Colossians 2:6-15, (16-19):
  • "See that no one takes you captive through philosophy and empty deceit" - hmm. I think Paul is equating philosophy with empty deceit here! I had to double check the words in Greek just to make sure that was literally what he said - and it was. What does he mean by philosophy? He expands a bit to say that he shuns that which is human-centered in thought over what is Christ-centered. That makes sense. But if philosophy is the love of wisdom, hopefully Paul had some place for that. 
  • "These are only a shadow of what is to come, but the substance belongs to Christ." This reminds me of The Chronicles of Narnia, Book 7:The Last Battle - When Lucy and company finally make it to 'heaven', they realize that they find everything they knew there - Narnia, London - all these worlds - only the real thing this time, not the 'shadow' imitations that they used to think were the real things.
  • "worship of angels." I don't get people's fascination with angels. The more a pop-culture craze they become, the less interested in angels I am, and the less likely I am to every refer to 'angels' instead of 'messengers of God' in my preaching. Here's a little supportive warning from Paul! :)

Luke 11:1-13:
  • Fun with Greek: Where the NRSV reads "daily bread", the Greek word is epousion, which means literally, "sufficient for the day." Give us bread that is enough for our needs. Not excessive demands. Not more than we can eat for just the day. Not more than our share. Sufficient.

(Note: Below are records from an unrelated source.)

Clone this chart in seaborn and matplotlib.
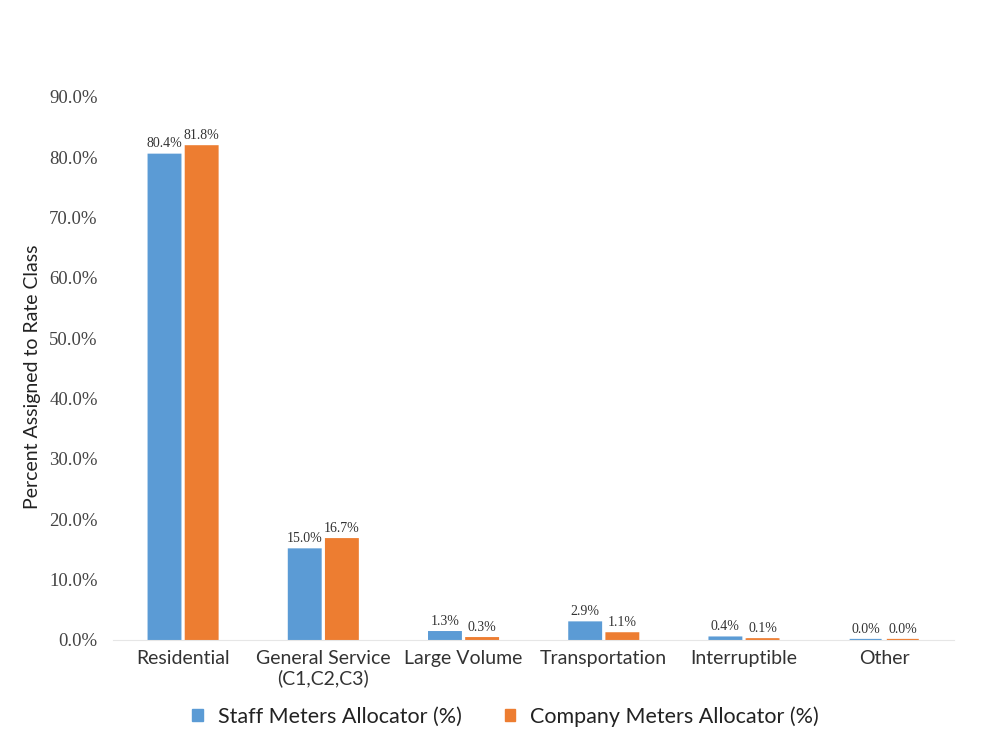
import matplotlib
matplotlib.use("Agg")
import matplotlib.pyplot as plt
import seaborn as sns
import pandas as pd
from matplotlib.patches import Patch

# Rate classes and allocation shares (%)
categories = ["Residential", "General Service\n(C1,C2,C3)", "Large Volume",
              "Transportation", "Interruptible", "Other"]
staff_meters = [80.4, 15.0, 1.3, 2.9, 0.4, 0.0]
company_meters = [81.8, 16.7, 0.3, 1.1, 0.1, 0.0]
series_names = ["Staff Meters Allocator (%)", "Company Meters Allocator (%)"]
y_ticks = [0, 10, 20, 30, 40, 50, 60, 70, 80, 90]

colors = ["#5B9BD5", "#ED7D31"]

df = pd.DataFrame({
    "Rate Class": categories * 2,
    "Series": [series_names[0]] * len(categories) + [series_names[1]] * len(categories),
    "Value": staff_meters + company_meters,
})

sns.set_theme(style="white")
plt.rcParams["font.family"] = ["Lato", "DejaVu Sans"]
serif = ["Liberation Serif", "DejaVu Serif"]

fig = plt.figure(figsize=(9.91, 7.38), dpi=100)
ax = fig.add_axes([0.114, 0.133, 0.849, 0.736])

sns.barplot(data=df, x="Rate Class", y="Value", hue="Series", order=categories,
            hue_order=series_names, palette=colors, width=0.53, gap=0.14,
            ax=ax, legend=False, errorbar=None, saturation=1)

# Thin outline so zero-height bars remain visible as a line
for bar_container, c in zip(ax.containers, colors):
    for patch in bar_container:
        patch.set_edgecolor(c)
        patch.set_linewidth(1.4)
        patch.set_snap(False)
    ax.bar_label(bar_container, labels=[f"{v:.1f}%" for v in bar_container.datavalues],
                 padding=3, fontsize=10, color="#333333", family=serif)

ax.set_ylim(0, 90)
ax.set_yticks(y_ticks)
ax.set_yticklabels([f"{t:.1f}%" for t in y_ticks], family=serif,
                   fontsize=13.5, color="#444444")
ax.set_xlim(-0.5, len(categories) - 0.5)
ax.tick_params(axis="x", labelsize=14, colors="#333333", length=0, pad=7)
ax.tick_params(axis="y", length=0, pad=11)
ax.set_xlabel("")
ax.set_ylabel("Percent Assigned to Rate Class", fontsize=14, color="#222222")
ax.yaxis.set_label_coords(-0.085, 0.485)

for side in ["top", "right", "left"]:
    ax.spines[side].set_visible(False)
ax.spines["bottom"].set_color("#e6e6e6")
ax.spines["bottom"].set_linewidth(0.8)

handles = [Patch(facecolor=c, edgecolor=c) for c in colors]
fig.legend(handles, series_names, loc="center", bbox_to_anchor=(0.51, 0.029),
           ncol=2, frameon=False, fontsize=15.5, handlelength=0.5, handleheight=0.5,
           columnspacing=2.0, handletextpad=0.7, labelcolor="#222222")

fig.savefig("out.png", dpi=100, facecolor="white")
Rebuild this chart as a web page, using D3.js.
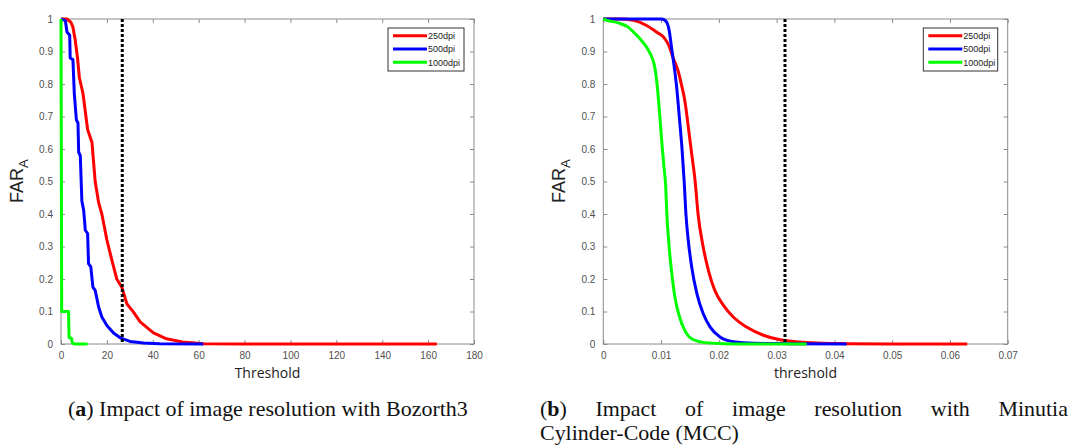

  • Where the NRSV reads "persistence", the Greek word is anaideia, which means literally, "shamelessness" or "effrontery" or "impudence." I can't find a way to make it mean "persistence" except by trying to 'nicen up' what Jesus was saying!
  • Where the NRSV reads "evil", the Greek is pone^roi, or wicked, but one translation my lexicon gave that made me laugh: 'good-for-nothings'! I think that hits on the heart of the text :)
  • The Lord's Prayer - I have such an internal dilemma with saying a prayer by rote that is so mindless to recite that we barely bother to think of it. Is it still meaningful? But, when I visited a 102 year old congregant and nursing-home resident who was not doing well, when I prayed with her, though she had said virtually nothing else during my visit, she faithfully recited that prayer with me, tears in her eyes. Hm.
  • Similarly, I'm now serving a united congregation - United Methodist and Presbyterian USA. I've grown up saying "trespasses" and this congregation says "debts/debtors" - I've gotten to kind of enjoy this, because the difference from what I've grown up with makes me pay more attention to what I'm saying each week! 
  • Jesus' message: Knock, ask, seek, be shameless, do anything - but whatever you do, go to God with what you need. What would it be like if we were simply shameless with God in our prayers? 
  • How do we reconcile this passage with our experiences of asking, searching, knocking, and not feeling like God has answered? That's a question you have to consider to preach this text. There's lots of ways, good and not-so-good, to answer. What's yours?